Is it possible that parents are completely wrong? Because the funny thing is that the country with the best educational system in OECD has none of these things.

Over 20 years ago Finnish students were bottom of the league tables for educational achievement. At the same time, Finland was undergoing a horrible recession and radical cutbacks had to be made.

Major decisions were made; some on a cost basis and some on an educational basis. The result? An education system that spends less than Ireland in many key areas but achieves better results.

And the sad thing is that if we tried to make similar reforms here, the teachers and the parents would fight them all the way.

The first thing Finland did was close 1,000 small rural schools and forced everyone into one school in the nearest town. There's none of this Catholic/Gaeilscoil/Educate Together/fee paying choosing business.

All resources are poured into the school, which saves a fortune. With all the teachers together, training could be improved.

In another move, some primary and secondary schools were merged, which saved money and made the transition from one school to another more comfortable.

Students don't start school until they're 7 and they have a shorter day than in Ireland. There's no inspectorate, no performance rating and no exam system with published results. That saves loads more.

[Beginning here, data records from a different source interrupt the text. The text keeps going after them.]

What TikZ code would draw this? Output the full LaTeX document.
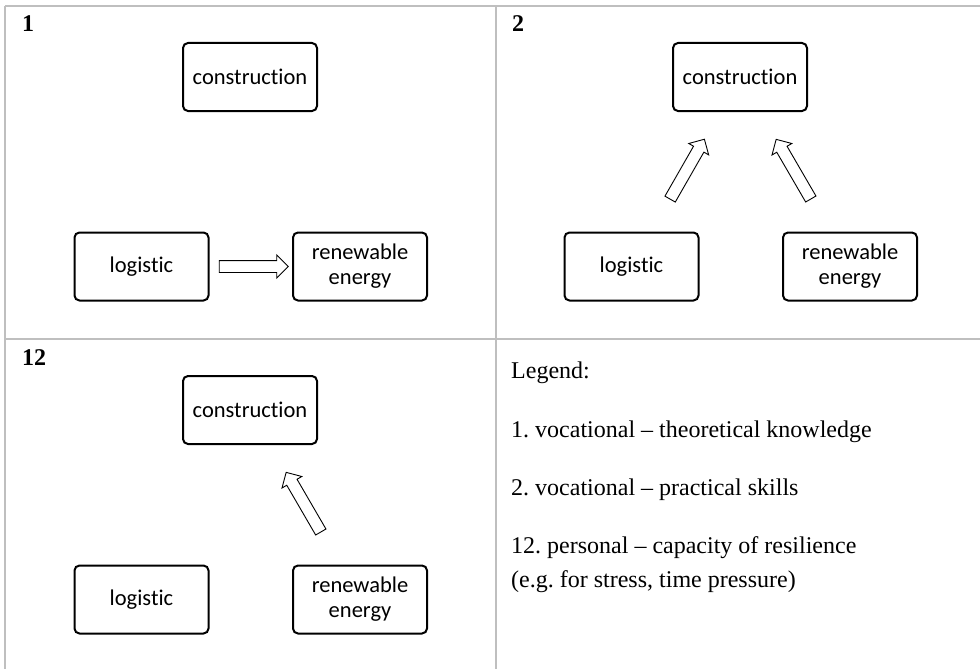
\documentclass[tikz,border=0pt]{standalone}
\usepackage{fontspec}
\setmainfont{Liberation Serif}
\newfontfamily\boxfont[Ligatures=NoCommon]{Carlito}
\usetikzlibrary{shapes.arrows}
\frenchspacing

\begin{document}
\begin{tikzpicture}[
            x = 1pt, y = -1pt,
            box/.style = {draw, line width = 2pt, rounded corners = 5pt, minimum width = 134pt, minimum height = 68pt, align = center, font = \boxfont\fontsize{22.5}{25}\selectfont},
            blockarrow/.style = {draw, line width = 0.9pt, single arrow, single arrow head extend = 5.5pt, inner sep = 5.5pt, minimum height = 69pt, sloped, allow upside down, midway},
            gridline/.style = {draw = black!25, line width = 1.3pt},
            panel/.style = {anchor = base west, inner sep = 0pt, font = \bfseries\fontsize{24}{28}\selectfont},
            legend/.style = {anchor = base west, inner sep = 0pt, align = left, font = \fontsize{24}{34}\selectfont}
        ]
        \useasboundingbox (0,0) rectangle (980,669);
        \draw[gridline] (5,6) -- (980,6);
        \draw[gridline] (5,339) -- (980,339);
        \draw[gridline] (5,6) -- (5,669);
        \draw[gridline] (496,6) -- (496,669);

        \foreach \p/\dx/\dy in {1/0/0, 2/490/0, 12/0/333} {
            \node[panel] (num\p) at (22+\dx,32+\dy) {\p};
            \node[box] (con\p) at (250+\dx,77+\dy) {construction};
            \node[box] (log\p) at (141.5+\dx,266.5+\dy) {logistic};
            \node[box] (ren\p) at (360+\dx,266.5+\dy) {renewable\\energy};
        }

        \path (log1) -- node[blockarrow] (arr1) {} (ren1);
        \path (log2) -- node[blockarrow] (arr2a) {} (con2);
        \path (ren2) -- node[blockarrow] (arr2b) {} (con2);
        \path (ren12) -- node[blockarrow] (arr12) {} (con12);

        % multi-line node: base is the last line
        \node[legend] (leg) at (511,378) {Legend:};
        \node[legend] (leg1) at (511,437) {1. vocational -- theoretical knowledge};
        \node[legend] (leg2) at (511,495) {2. vocational -- practical skills};
        \node[legend] (leg12) at (511,587) {12. personal -- capacity of resilience\\(e.g. for stress, time pressure)};
    \end{tikzpicture}
\end{document}
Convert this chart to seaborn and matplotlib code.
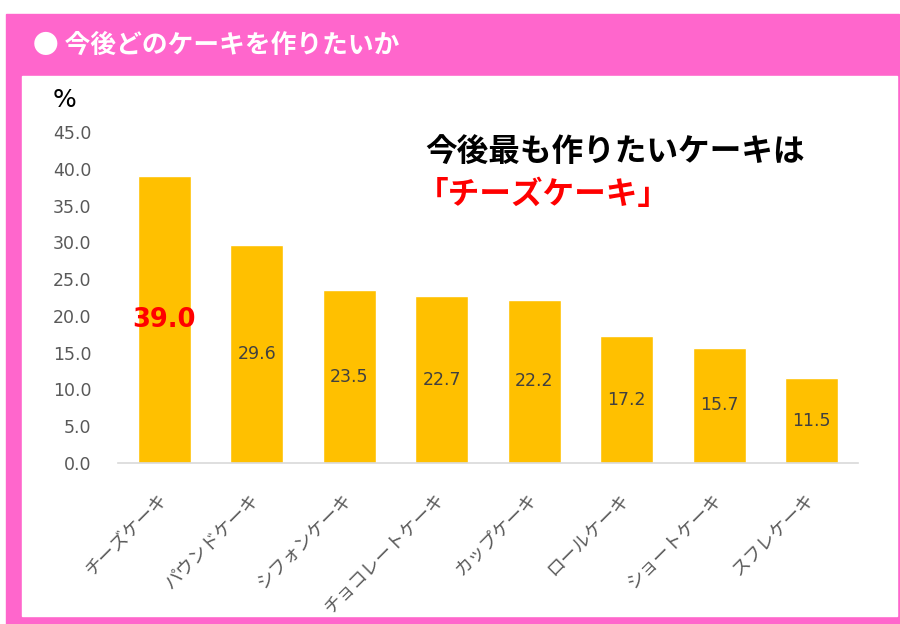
import matplotlib
matplotlib.use("Agg")
import matplotlib.pyplot as plt
from matplotlib.patches import Rectangle
import seaborn as sns
import pandas as pd

# DATA
cakes = ["チーズケーキ", "パウンドケーキ", "シフォンケーキ", "チョコレートケーキ",
         "カップケーキ", "ロールケーキ", "ショートケーキ", "スフレケーキ"]
pct = [39.0, 29.6, 23.5, 22.7, 22.2, 17.2, 15.7, 11.5]
y_ticks = [0, 5, 10, 15, 20, 25, 30, 35, 40, 45]

title = "● 今後どのケーキを作りたいか"
note_line1 = "今後最も作りたいケーキは"
note_line2 = "「チーズケーキ」"

df = pd.DataFrame({"cake": cakes, "pct": pct})

sns.set_style("white")
plt.rcParams["font.family"] = ["Noto Sans CJK JP", "DejaVu Sans"]

pink = "#FF66CC"
bar_color = "#FFC000"
grey = "#595959"
num_font = "DejaVu Sans"

fig = plt.figure(figsize=(9, 6.24), dpi=100)
fig.patch.set_facecolor("white")

# pink frame + white panel (pixel coords from the top-left)
W, H = 900, 624
fig.patches.append(Rectangle((6 / W, 0), (899 - 6) / W, (624 - 14) / H,
                             transform=fig.transFigure, color=pink, zorder=-2))
fig.patches.append(Rectangle((22 / W, (H - 616) / H), (897 - 22) / W, (616 - 76) / H,
                             transform=fig.transFigure, color="white", zorder=-1))

ax = fig.add_axes([118 / W, (H - 463) / H, (858 - 118) / W, (463 - 132) / H])
ax.set_zorder(2)
ax.patch.set_alpha(0)

sns.barplot(data=df, x="cake", y="pct", color=bar_color, width=0.57,
            saturation=1, ax=ax)

ax.set_xlim(-0.5, len(cakes) - 0.5)
ax.set_ylim(0, 45)
ax.set_yticks(y_ticks)
ax.set_yticklabels([f"{t:.1f}" for t in y_ticks], color=grey, fontsize=12.5,
                   family=num_font)
ax.set_xticks(range(len(cakes)))
ax.set_xticklabels(cakes, rotation=45, ha="right", va="center",
                   rotation_mode="anchor", color=grey, fontsize=13)
ax.tick_params(axis="x", length=0, pad=24)
ax.tick_params(axis="y", length=0, pad=19)
ax.set_xlabel("")
ax.set_ylabel("")

for side in ["top", "right", "left"]:
    ax.spines[side].set_visible(False)
ax.spines["bottom"].set_color("#D9D9D9")
ax.spines["bottom"].set_linewidth(1.2)

# value labels in the middle of each bar
for i, v in enumerate(pct):
    if i == 0:
        ax.text(i, v / 2, f"{v:.1f}", ha="center", va="center",
                color="#FF0000", fontsize=18.5, fontweight="bold", family=num_font)
    else:
        ax.text(i, v / 2, f"{v:.1f}", ha="center", va="center",
                color="#404040", fontsize=12.5, family=num_font)

# header, unit and note
fig.text(33 / W, 1 - 45 / H, title, color="white", fontsize=18.5,
         fontweight="bold", ha="left", va="center")
fig.text(65 / W, 1 - 100 / H, "%", color="black", fontsize=18,
         ha="center", va="center", family=num_font)
fig.text(425 / W, 1 - 153 / H, note_line1, color="black", fontsize=22.8,
         fontweight="bold", ha="left", va="center")
fig.text(417 / W, 1 - 195 / H, note_line2, color="#FF0000", fontsize=22.8,
         fontweight="bold", ha="left", va="center")

fig.savefig("out.png", dpi=100)
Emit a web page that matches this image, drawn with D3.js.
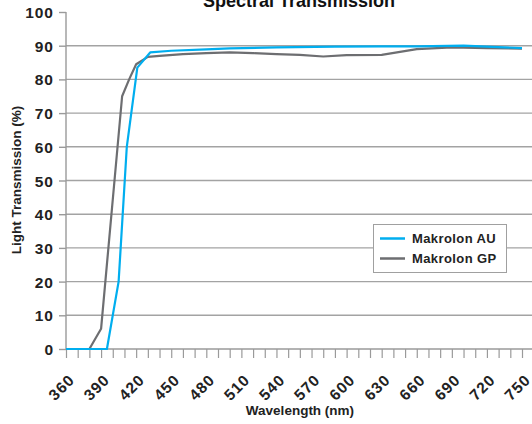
<!DOCTYPE html>
<html><head><meta charset="utf-8">
<script src="https://cdn.jsdelivr.net/npm/d3@7"></script>
<style>
html,body{margin:0;padding:0;background:#fff;}
svg{display:block;font-family:"Liberation Sans",Arial,sans-serif;font-weight:bold;}
</style></head><body>
<svg id="c" width="532" height="424"></svg>
<script>
const title = "Spectral Transmission";
const xTitle = "Wavelength (nm)";
const yTitle = "Light Transmission (%)";
const seriesNames = ["Makrolon AU", "Makrolon GP"];
const seriesColors = ["#00aeef", "#6d6e71"];
const xTickLabels = [360,390,420,450,480,510,540,570,600,630,660,690,720,750];
const yTickLabels = [0,10,20,30,40,50,60,70,80,90,100];
const auWavelength = [360,370,380,390,395,405,412,421,432,450,480,500,540,590,630,660,700,750];
const auValues     = [0,0,0,0,0,20,60,83.5,88,88.5,88.9,89.2,89.5,89.7,89.8,89.8,90,89.3];
const gpWavelength = [360,370,380,390,408,414,420,430,440,460,480,500,520,540,560,580,600,630,660,690,720,750];
const gpValues     = [0,0,0,6,75,80,84.5,86.7,87,87.5,87.8,88,87.8,87.5,87.3,86.8,87.2,87.3,89,89.5,89.3,89.1];

const svg = d3.select("#c");
const x = d3.scaleLinear().domain([360,750]).range([66,522]);
const y = d3.scaleLinear().domain([0,100]).range([349,12]);

// gridlines
svg.append("g").selectAll("line").data(yTickLabels.filter(v=>v>0 && v<100)).join("line")
  .attr("x1",66).attr("x2",532).attr("y1",d=>y(d)).attr("y2",d=>y(d))
  .attr("stroke","#a3a3a3").attr("stroke-width",1.4);

// y axis
const yAxis = d3.axisLeft(y).tickValues(yTickLabels).tickSize(7).tickPadding(5).tickFormat(d3.format("d"));
const ya = svg.append("g").attr("transform","translate(66,0)").call(yAxis);
ya.select(".domain").attr("stroke","#9a9a9a").attr("stroke-width",1.4).attr("d","M0,12V349");
ya.selectAll(".tick line").attr("stroke","#9a9a9a").attr("stroke-width",1.4);
ya.selectAll(".tick text").attr("font-size",15.5).attr("fill","#222").attr("letter-spacing",1)
  .attr("font-family","Liberation Sans, Arial, sans-serif").attr("font-weight","bold").attr("dy","0.36em");

// x axis
const xAxis = d3.axisBottom(x).tickValues(d3.range(360,751,10)).tickSize(9).tickFormat(d=> xTickLabels.includes(d)? d : "");
const xa = svg.append("g").attr("transform","translate(0,349)").call(xAxis);
xa.select(".domain").attr("stroke","#9a9a9a").attr("stroke-width",1.4).attr("d","M66,0H532");
xa.selectAll(".tick line").attr("stroke","#9a9a9a").attr("stroke-width",1.2);
xa.selectAll(".tick text").attr("font-size",15.5).attr("fill","#222").attr("letter-spacing",1)
  .attr("font-family","Liberation Sans, Arial, sans-serif").attr("font-weight","bold")
  .attr("text-anchor","end").attr("y",0).attr("dy",0)
  .attr("transform","translate(9,32) rotate(-45)");

// lines
const line = d3.line().x(d=>x(d[0])).y(d=>y(d[1]));
const gpData = gpWavelength.map((w,i)=>[w,gpValues[i]]);
const auData = auWavelength.map((w,i)=>[w,auValues[i]]);
svg.append("path").datum(gpData).attr("d",line).attr("fill","none").attr("stroke",seriesColors[1]).attr("stroke-width",2.2).attr("stroke-linejoin","round");
svg.append("path").datum(auData).attr("d",line).attr("fill","none").attr("stroke",seriesColors[0]).attr("stroke-width",2.2).attr("stroke-linejoin","round");

// titles
svg.append("text").attr("x",299).attr("y",6.5).attr("text-anchor","middle").attr("font-size",18).attr("fill","#111").text(title);
svg.append("text").attr("x",300).attr("y",415).attr("text-anchor","middle").attr("font-size",13.5).attr("fill","#222").text(xTitle);
svg.append("text").attr("transform","translate(21,180) rotate(-90)").attr("text-anchor","middle").attr("font-size",13.5).attr("fill","#222").text(yTitle);

// legend
const lg = svg.append("g");
lg.append("rect").attr("x",373.5).attr("y",224.5).attr("width",133).attr("height",48).attr("fill","#fff").attr("stroke","#a0a0a0").attr("stroke-width",1);
seriesNames.forEach((n,i)=>{
  const yy = 238.5 + i*20;
  lg.append("line").attr("x1",380).attr("x2",405).attr("y1",yy).attr("y2",yy).attr("stroke",seriesColors[i]).attr("stroke-width",2.5);
  lg.append("text").attr("x",412).attr("y",yy+4.8).attr("font-size",13).attr("letter-spacing",0.4).attr("fill","#222").text(n);
});
</script></body></html>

Teachers are only paid an average wage, but they have high status in Finnish society. Highly educated, they are respected to the point where they can choose their teaching methods depending on what suits them and their students.

Schools are autonomous with little interference from Government.


I interviewed a Trinity College education expert, Maija Skolakangas, about this on Newstalk last Saturday and she warned against cherry picking aspects of the Finnish system.

Taking one issue and implementing without looking at the whole system was dangerous. A good point.

Another good one was made by a Finnish county councillor to my then county councillor father at a conference.

When he asked how they managed to make such radical reforms with the agreement of the people in a democratic country (for it would never happen here), she looked at him rather archly and said: "We agree with democracy of course. But only up to a point."

It occurred to me (again) that the people can have what the people want, but that doesn't mean they're right.